A Mature Aesthetic Vision
Most people who are familiar with the work of Clare Rojas know the artist from her association with the Mission School, the influential San Francisco street art movement that exploded into a global phenomenon in the late 1990s, culminating in the 2008 documentary film Beautiful Losers. Though she was a relative late-comer to the movement, her talent as a painter, disciplined studio schedule, and natural predilection for its D.I.Y., folk-skate-and-surf inspired aesthetic quickly made Rojas one of the most accomplished artists in the group. Today her work can be found in the permanent collections of some of the most important museums in the United States, including MoMA, the Whitney Museum of American Art, and The Walker Art Center.
But while many of her contemporaries amongst the Beautiful Losers focused on developing firmly established visual brands (picture the work of Shepard Fairey), Rojas remained dedicated to experimentation. In addition to making visual art she nurtured a successful music career, performing extensively and releasing eight LPs under her stage name Peggy Honeywell. And rather than sticking doggedly to the figurative folk art aesthetic that initially brought her global recognition, Rojas pushed herself beyond those aesthetic choices for which she was already known. Her intrepidness is what made this extraordinary new body of work possible. Its maturity, conceptual rigor, and extraordinary level of craft signals Rojas has grown far beyond her Mission School roots.
Pictures of Heritage and Abundance
The images and objects on view in Egret dwell outside the realm of aesthetic specificity. What makes them seem familiar to me is not that they are explicitly figurative—it is more that the images have an anthropomorphic presence. The compositions do not tell clear stories, but rather the relationships at play within them hint at an underlying narrative. The forms and shapes float in space, like the cast off characters of some epic, salt-of-the-earth ballad that, although new, seems hauntingly recognizable. These works almost seem mystical.

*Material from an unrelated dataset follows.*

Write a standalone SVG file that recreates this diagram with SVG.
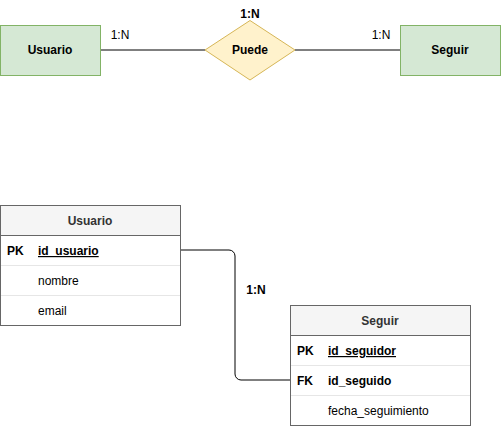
<svg xmlns="http://www.w3.org/2000/svg" width="501" height="426" viewBox="0 0 501 426">
<style>
text{font-family:"Liberation Sans",Arial,Helvetica,sans-serif;font-size:12px;fill:#000}
.b{font-weight:bold}
.ent{fill:#d5e8d4;stroke:#82b366;stroke-width:1}
.rel{fill:#fff2cc;stroke:#d6b656;stroke-width:1}
.tbl{fill:#fff;stroke:#666;stroke-width:1}
.hdr{fill:#f5f5f5;stroke:#666;stroke-width:1}
.div{stroke:#e6e6e6;stroke-width:1}
.hdrt{fill:#333;font-weight:bold}
.u{text-decoration:underline}
.con{fill:none;stroke:#000;stroke-width:1}
</style>
<rect width="501" height="426" fill="#fff"/>
<g id="connectors">
<path class="con" d="M100,50H205"/>
<path class="con" d="M295,50H400"/>
<path class="con" d="M180,250H229a6,6 0 0 1 6,6V374a6,6 0 0 0 6,6H290"/>
<text x="120" y="39" text-anchor="middle">1:N</text>
<text x="250" y="18" text-anchor="middle" class="b">1:N</text>
<text x="381" y="39" text-anchor="middle">1:N</text>
<text x="256" y="294" text-anchor="middle" class="b">1:N</text>
</g>
<g id="er-usuario">
<rect class="ent" x="0.5" y="25.5" width="100" height="50"/>
<text x="50" y="54" text-anchor="middle" class="b">Usuario</text>
</g>
<g id="er-puede">
<path class="rel" d="M250,20.5L295,50L250,80L205,50Z"/>
<text x="250" y="54" text-anchor="middle" class="b">Puede</text>
</g>
<g id="er-seguir">
<rect class="ent" x="400.5" y="25.5" width="100" height="50"/>
<text x="450" y="54" text-anchor="middle" class="b">Seguir</text>
</g>
<g id="table-usuario">
<rect class="tbl" x="0.5" y="205.5" width="180" height="120"/>
<rect class="hdr" x="0.5" y="205.5" width="180" height="30"/>
<line class="div" x1="1" y1="265.5" x2="180" y2="265.5"/>
<line class="div" x1="1" y1="295.5" x2="180" y2="295.5"/>
<text x="90" y="225" text-anchor="middle" class="hdrt">Usuario</text>
<text x="7" y="255" class="b">PK</text>
<text x="38" y="255" class="b u">id_usuario</text>
<text x="38" y="285">nombre</text>
<text x="38" y="315">email</text>
</g>
<g id="table-seguir">
<rect class="tbl" x="290.5" y="305.5" width="180" height="120"/>
<rect class="hdr" x="290.5" y="305.5" width="180" height="30"/>
<line class="div" x1="291" y1="365.5" x2="470" y2="365.5"/>
<line class="div" x1="291" y1="395.5" x2="470" y2="395.5"/>
<text x="380" y="325" text-anchor="middle" class="hdrt">Seguir</text>
<text x="297" y="355" class="b">PK</text>
<text x="328" y="355" class="b u">id_seguidor</text>
<text x="297" y="385" class="b">FK</text>
<text x="328" y="385" class="b">id_seguido</text>
<text x="328" y="415">fecha_seguimiento</text>
</g>
</svg>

And the magic is particularly evident in the sculptural pieces Rojas created for the show. One grouping of sculptures in particular—a collection of six tall, skinny, rectangular wooden posts topped with painted, three-dimensional manifestations of her aforementioned totemic form—struck me as a sort of Rosetta Stone for the rest of the show. Quasi-geometric, oozingly biomorphic, and seductively human-looking, this group of sculptures presents itself like a talisman—a visual and metaphysical guide towards understanding what the rest of the show wants to share.
When I spoke with Rojas about this feeling, she seemed to know exactly what I was talking about. She referenced the “human will towards story,” or the need people have to identify with images even when they are abstract. Our brains are intrinsically wired to obsess over out own personal narratives. The myth of who we are and what our future might be is related directly to how we contextualize every image and object we encounter. This is why different cerebral zones activate in our brains when we look at something we recognize than when we look at something abstract. Rojas’ new work strangely, and pleasantly, bridges that gap. It exists outside of the realm of what my brain has words to easily describe, yet it “incites,” as Rojas says, a sort of memory; a primal echo of something I recognize, as if I am looking at pictures of distant family. Whether other viewers will feel what I feel when looking at this new body of work Rojas has created, I cannot say. But one thing is clear: the work is dynamic, idiosyncratic and unexpected—fresh is a good word. It conveys a distinctive and joyful visual language that has a nuanced heritage with the place from whence Rojas came, but it is also unique to this artist at this moment, and hints at something abundant yet to come. Clare Rojas: Egret is on view at Kavi Gupta, 219 N. Elizabeth Street, Chicago, IL, through 7 July 2018.